Pidamos a María Santísima, por cuyas manos (como se lo revelo a Santa María Magdalena de Pazzi), se dispensa a las almas el amor divino, que nos alcance este precioso don.  Ella ese tesoro de Dios y la tesorera de todas las gracias, y especialmente del divino amor, como se expresa el Idiota.

Afectos y Suplicas

         ¡Redentor y Dios mío!, perdido estaba, pero con vuestra sangre me rescatasteis del infierno; pequé miserablemente muchas veces, pero de nuevo me librasteis de la muerte eterna: Tuyo soy; socórreme. Ya que ahora soy vuestro, como lo espero, no permitáis que vuelva a perderme, rebelándome contra vos. Resuelto estoy a sufrir la muerte y miles de muertes antes que verme de nuevo vuestro enemigo y esclavo del demonio. Pero vos conocéis mi debilidad y sabéis de mis traiciones, y por ello me habéis de dar fuerzas para resistir los asaltos que me dará el infierno.
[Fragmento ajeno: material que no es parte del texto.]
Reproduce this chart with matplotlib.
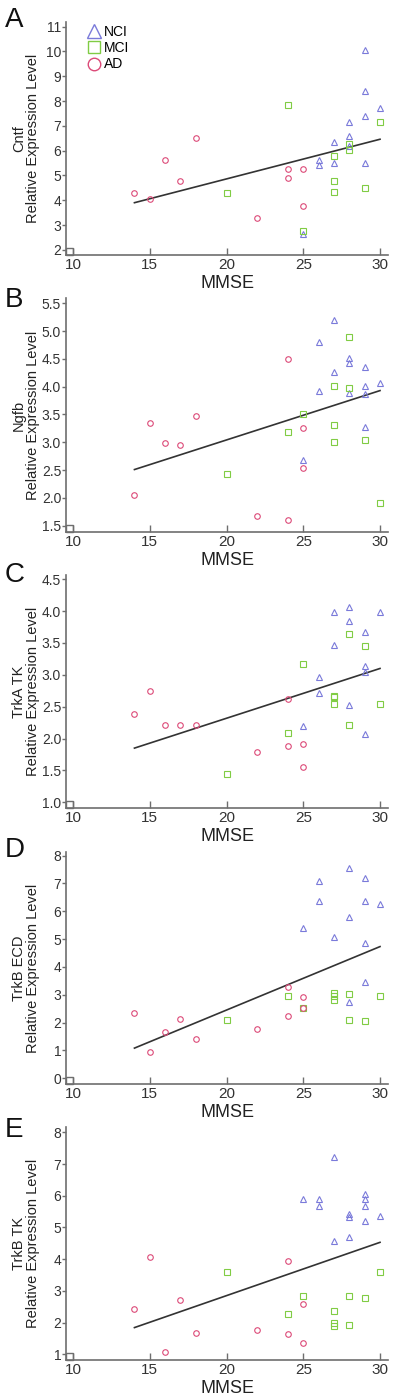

Comprendo que no faltareis en socorrerme siempre que a vos recurra en mis tentaciones, pues dijisteis: Pedid y recibiréis. Todo el que pide recibe. Este, con todo, es mi temor: olvidarme de recurrir a vos en mis necesidades y así caer vencido miserablemente. Esta es, pues, la gracia que, sobre todo, os pido: dadme luces y fuerza para acudir siempre a vos e invocaros siempre que sea tentado. Y ayudadme, además, para que siempre os pida esta gracia. Concedédmela por los meritos de vuestra sangre.  Y vos, ¡oh María, alcanzádmela, por el amor que a Jesucristo tenéis!